Extended Data Fig. 6: Saliva sampling supports a role for oral cavity in COVID-19 pathogenesis.

a,b, (a) Acellular (b) and cellular fractions (N = 8) were incubated with Vero cells in duplicate. Supernatants from the acellular saliva more often caused CPE (n = 2 of 8) compared to the cellular fraction (n = 1 of 8); 1 independent replication. c, A clinical study, NIH Transmissibility and Viral Load of SARS-CoV-2 Through Oral Secretions Study (AKA – ‘NIH Carline Study’), was used for symptom tracking and prospective sampling of nasopharyngeal (NP) swabs and saliva. d, Subjects with the highest saliva viral load and reported taste alterations (left); these individuals displayed infection of salivary epithelial (pCK⁺) cells using spike and polymerase probes--n = 3 (CoV19, CoV23, CoV25 where 2257, 28260, and 31804 cells, respectively, were counted). Bars are presented as mean + /- SEM., respectively with 1 independent replication). e, Infectious saliva fraction was measured with masks and unmasked in symptomatic (oral/systemic; red and systemic only; green). f, Sub-study of LIPS for nucleocapsid IgG and spike IgG levels comparing saliva and sera from the same subjects by calculating a two-sided agreement statistic (kappa) of antibody positivity without adjustment for multiple comparisons. Due to the limitations of the study design, samples were not temporally linked. In general, there was fair to excellent agreement between the presence of salivary and sera antibodies to nucleocapsid and spike, respectively.

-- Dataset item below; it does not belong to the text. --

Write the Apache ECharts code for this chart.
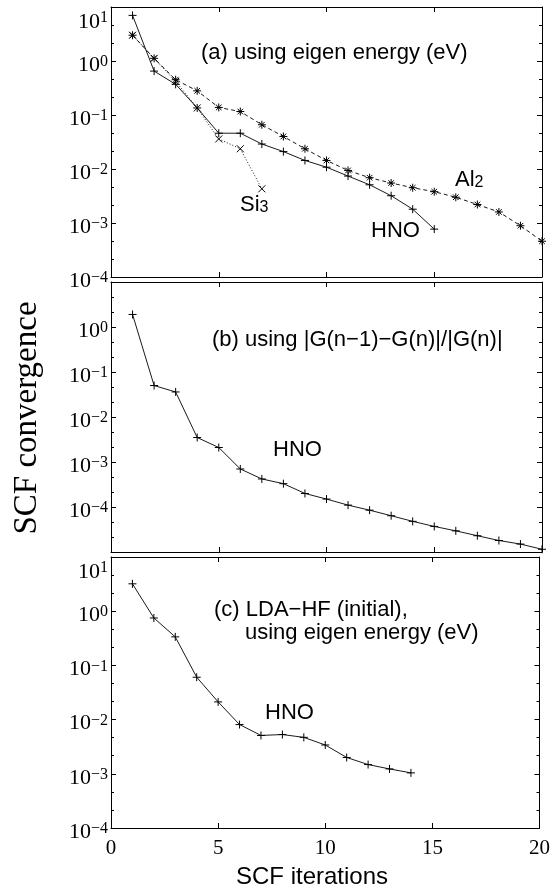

No pattern for salivary versus sera nucleocapsid IgG levels was observed, though this may reflect temporal differences. Sera trended toward relatively higher levels when assaying for spike IgG antibody levels. Green dotted lines in (f) represent saliva cutoff for nucleocapsid and spike; blue dotted lines, cutoffs for sera. Annotations: Scale bars: (a,b) 100μm, (d) 25μm. Statistical test (e): p < 0.005, two-sided Wilcoxon signed-rank test.